Scientific Learning

Scientific Learning

Scientific study is basically humanity’s attempt to stop guessing and start knowing. Instead of relying on random assumptions, science observes the world in an organized, logical way. It uses facts, theories, models, experiments and measurable evidence to understand why things happen the way they do. Every natural event has causes behind it, and science tries to uncover those causes through systematic investigation.

A key part of scientific study is identifying what factors influence a phenomenon. These factors, which can change the outcome of an event, are called variables. Understanding variables helps scientists explain how one change leads to another. Once these relationships are known, humans can predict results more accurately and solve problems more effectively.

1.1 Variables in Scientific Research

Whenever something in nature changes, humans get curious about why it happened. This curiosity leads to investigation, and investigation depends on understanding variables. A variable is simply any physical quantity or factor that can change. Recognizing variables makes it possible to figure out cause and effect.

Consider a wilted plant. You might wonder whether it wilted because it lacked water, received too much sunlight, or had some other issue. These “possible reasons” are variables, and the plant’s wilting is the effect.

In scientific experiments, researchers purposely change one variable and observe how another variable responds. For example, when stretching a rubber band to shoot a paper bullet, increasing the stretching increases how far the bullet travels. Both stretching and distance are variables because they change every time you repeat the experiment.

To make scientific results meaningful, variables are classified into three types:

Independent Variable

This is the variable the researcher intentionally changes. It is the cause in a cause-effect relationship.
In the rubber band example, the amount of stretch is the independent variable because the experimenter controls it.

Dependent Variable

This variable changes as a result of the independent variable.
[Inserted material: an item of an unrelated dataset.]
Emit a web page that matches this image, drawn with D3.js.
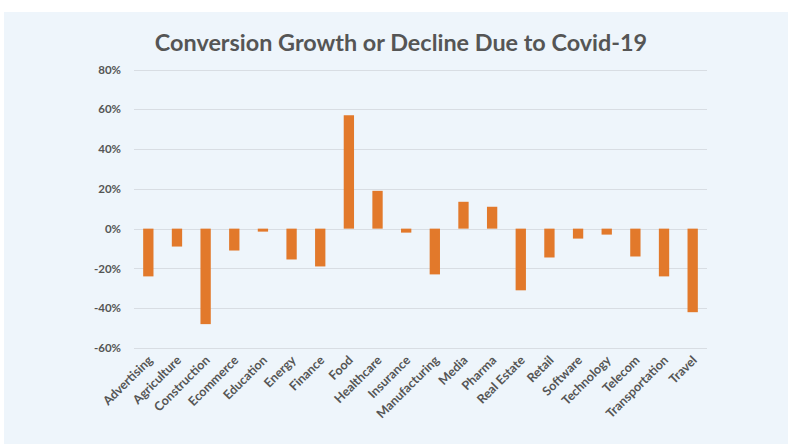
<!DOCTYPE html>
<html>
<head>
<meta charset="utf-8">
<script src="https://cdn.jsdelivr.net/npm/d3@7"></script>
<style>
  html, body { margin: 0; padding: 0; background: #ffffff; }
  svg { display: block; }
  text { font-family: Lato, "Open Sans", sans-serif; }
</style>
</head>
<body>
<div id="chart"></div>
<script>
// industries along the x axis
const industries = [
    'Advertising', 'Agriculture', 'Construction', 'Ecommerce', 'Education',
    'Energy', 'Finance', 'Food', 'Healthcare', 'Insurance',
    'Manufacturing', 'Media', 'Pharma', 'Real Estate', 'Retail',
    'Software', 'Technology', 'Telecom', 'Transportation', 'Travel'
];
// conversion change in %
const conversionChange = [
    -24, -9, -48, -11, -1.5,
    -15.5, -19, 57, 19, -2,
    -23, 13.5, 11, -31, -14.5,
    -5, -3, -14, -24, -42
];
const yTicks = [-60, -40, -20, 0, 20, 40, 60, 80];

document.addEventListener("DOMContentLoaded", () => {
    const width = 788, height = 444;
    const margin = { top: 69.5, right: 81, bottom: 96, left: 134 };

    const data = industries.map((name, i) => ({ name: name, value: conversionChange[i] }));

    const svg = d3.select('#chart')
        .append('svg')
        .attr('width', width)
        .attr('height', height);

    // light blue panel
    svg.append('rect')
        .attr('x', 4)
        .attr('y', 12)
        .attr('width', width - 4)
        .attr('height', height - 12)
        .attr('fill', '#eef5fb');

    const xScale = d3.scaleBand()
        .domain(industries)
        .range([margin.left, width - margin.right])
        .paddingInner(0.64)
        .paddingOuter(0.32);

    const yScale = d3.scaleLinear()
        .domain([-60, 80])
        .range([height - margin.bottom, margin.top]);

    // gridlines
    svg.append('g')
        .selectAll('line')
        .data(yTicks)
        .enter()
        .append('line')
        .attr('x1', margin.left)
        .attr('x2', width - margin.right)
        .attr('y1', d => Math.round(yScale(d)) + 0.5)
        .attr('y2', d => Math.round(yScale(d)) + 0.5)
        .attr('stroke', '#d8dde3')
        .attr('stroke-width', 1);

    // y labels
    const yAxis = svg.append('g')
        .attr('transform', `translate(${margin.left - 13},0)`)
        .call(d3.axisLeft(yScale).tickValues(yTicks).tickSize(0).tickFormat(d => d + '%'));
    yAxis.select('.domain').remove();
    yAxis.selectAll('text')
        .attr('x', 0)
        .attr('fill', '#555555')
        .style('font-size', '11.5px')
        .style('font-weight', 'bold')
        .style('font-family', 'Lato, sans-serif');

    // bars
    svg.append('g')
        .selectAll('rect')
        .data(data)
        .enter()
        .append('rect')
        .attr('x', d => xScale(d.name))
        .attr('width', xScale.bandwidth())
        .attr('y', d => yScale(Math.max(0, d.value)))
        .attr('height', d => Math.abs(yScale(d.value) - yScale(0)))
        .attr('fill', '#e2792b');

    // x labels, rotated
    svg.append('g')
        .selectAll('text')
        .data(industries)
        .enter()
        .append('text')
        .attr('transform', d => `translate(${xScale(d) + xScale.bandwidth() / 2 + 5},${height - margin.bottom + 13}) rotate(-45)`)
        .attr('text-anchor', 'end')
        .attr('fill', '#555555')
        .style('font-size', '12.5px')
        .style('font-weight', 'bold')
        .text(d => d);

    // title
    svg.append('text')
        .attr('x', 401)
        .attr('y', 51)
        .attr('text-anchor', 'middle')
        .attr('fill', '#555555')
        .style('font-size', '23.4px')
        .style('font-weight', 'bold')
        .text('Conversion Growth or Decline Due to Covid-19');
});
</script>
</body>
</html>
It is the effect.
In the catapult experiment, the distance travelled by the bullet is the dependent variable, because it depends on how much the rubber band is stretched.

Controlled Variables

These are all other variables that could affect the results. They must be kept constant so they don’t interfere.
For the rubber band experiment, the thickness of the rubber band and the size of the paper bullet must stay the same throughout.

Scientific research becomes unreliable if too many variables are changing at once. Proper experiments control all unnecessary variables so that the relationship between independent and dependent variables becomes clear and trustworthy.

1.2 Units and Measurement

Introduction

Science involves measuring things. You cannot understand physical quantities like length, time, mass or force unless you measure them in standard units. Units help communicate measurements clearly and avoid confusion. All physical quantities use either fundamental units or derived units.

Fundamental Units

A fundamental unit is a basic unit that does not depend on any other unit. It stands on its own.
For example, metre (m), kilogram (kg), and second (s) exist independently.
The SI system has seven fundamental units:

1. metre (length)
2. kilogram (mass)
3. second (time)
4. kelvin (temperature)
5. candela (luminous intensity)
6. ampere (electric current)
7. mole (amount of substance)

Derived Units

Derived units are combinations of fundamental units. They don’t have independent existence.
For example:

1. velocity = m/s
2. density = kg/m³
3. force = kg m/s² which we simply call newton (N)
4. pressure = N/m² which is pascal (Pa)
5. work = joule (J)
6. power = watt (W)

Some derived units get special names (like newton or joule), while others remain in combined form (like kg/m³)

Unit Analysis (Dimensional Analysis)

Scientists check if an equation is valid by comparing the units on both sides.
For an equation to be correct, its units must match.

Example:
s = v × t
Left side: metre
Right side: (m/s × s) = metre
Units match, so the equation is valid.

But if someone claims:
s = v/t
Right side becomes m/s² which does not match metre. Therefore, the equation is invalid.

Addition and subtraction also require identical units. You can add ms⁻¹ + ms⁻¹ but not m + ms⁻¹.

Unit analysis is used to verify equations, check relationships between quantities, and convert units.

Summary

Scientific study is a systematic approach to understanding natural events by using observation, evidence, and logical analysis. Every natural event is influenced by factors called variables, which help researchers determine cause and effect. Variables are classified into independent, dependent, and controlled variables. Independent variables are deliberately changed, dependent variables respond to those changes, and controlled variables remain constant to ensure reliable results.

Measurement is another essential part of science, and it is handled through units. Physical quantities use either fundamental units, which are basic and independent, or derived units, which are combinations of fundamental units. Dimensional or unit analysis helps verify whether scientific equations are correct by comparing the units on both sides. This ensures clarity, consistency and accuracy in scientific work.